Atmospheric Scattering

The process of particles or gaseous molecules present in the atmosphere redirecting EM radiation from its original path.

Data collection

Introduction

Atmospheric scattering occurs when particles or gaseous molecules present in the atmosphere cause EM radiation to be redirected from its original path. The amount of scattering depends on several factors, including the wavelength of the radiation in relation to the size of particles and gas molecules, the amount of particles and gases, and the distance the radiation travels through the atmosphere. On a clear day the colours are bright and crisp, and approximately 95% of the sunlight detected by our eyes, or a comparable remote sensor, is radiation reflected from objects; 5% is light scattered in the atmosphere. On a cloudy or hazy day, colours are faint and most of the radiation received by our eyes is scattered light. We may distinguish three types of scattering according to the size of particles in the atmosphere causing it. Each has a different relevance to RS.

 

Explanation

Rayleigh scattering dominates where electromagnetic radiation interacts with particles that are smaller than the wavelengths of light. Examples of such particles are tiny specks of dust and molecules of nitrogen (NO2) and oxygen (O2). Light of shorter wavelengths (e.g. blue) is scattered more than light of longer wavelengths (e.g. red); see Figure 1.
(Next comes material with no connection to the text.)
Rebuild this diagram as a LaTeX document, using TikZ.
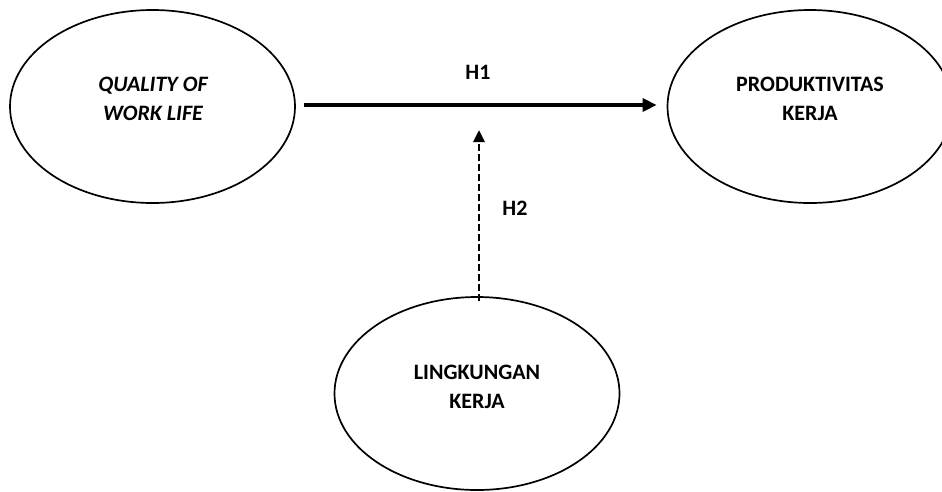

Figure 1. Rayleigh scattering is caused by particles smaller than the wavelengths of light and is greater for small wavelengths.

In the absence of particles and scattering, the sky would appear black. During the day, solar radiation travels the shortest distance through the atmosphere; Rayleigh scattering causes a clear sky to be observed as blue. At sunrise and sunset, the sunlight travels a longer distance through the Earth’s atmosphere before reaching the surface. All the radiation of shorter wavelengths is scattered after some distance and only the longer wavelengths reach the Earth’s surface. As a result we do not see a blue but an orange or red sky (Figure 2).

Figure 2. Rayleigh scattering causes us to see a blue sky during the day and a red sky at sunset.

Rayleigh scattering disturbs RS in the visible spectral range from high altitudes. It causes a distortion of the spectral characteristics of the reflected light as compared to measurements taken on the ground: due to Rayleigh scattering, the shorter wavelengths are overestimated. This accounts for the blueness of colour photos taken from high altitudes. In general, Rayleigh scattering diminishes the “crispness” of photos and thus reduces their interpretability. Similarly, Rayleigh scattering has a negative effect on digital classification using data from multispectral sensors.

Mie scattering occurs when the wavelength of EM radiation is similar in size to particles in the atmosphere. The most important cause of Mie scattering is the presence of aerosols: a mixture of gases, water vapour and dust. Mie scattering is generally restricted to the lower atmosphere, where larger particles are more abundant, and it dominates under overcast, cloudy conditions. Mie scattering influences the spectral range from the near-UV up to mid-IR range and has a greater effect on radiation of longer wavelengths than Rayleigh scattering.

Non-selective scattering occurs when particle sizes are much larger than the radiation wavelength. Typical particles responsible for this effect are water droplets and larger dust particles. Non-selective scattering is independent of the wavelength within the optical range. The most prominent example of non-selective scattering is that we see clouds as white bodies. A cloud consists of water droplets; since they scatter light of every wavelength equally, a cloud appears white. A remote sensor like our eye cannot “see through” clouds. Moreover, clouds have a further limiting effect on optical RS: clouds cast shadows (Figure 3).

Figure 3. Direct and indirect effects of clouds for optical remote sensing.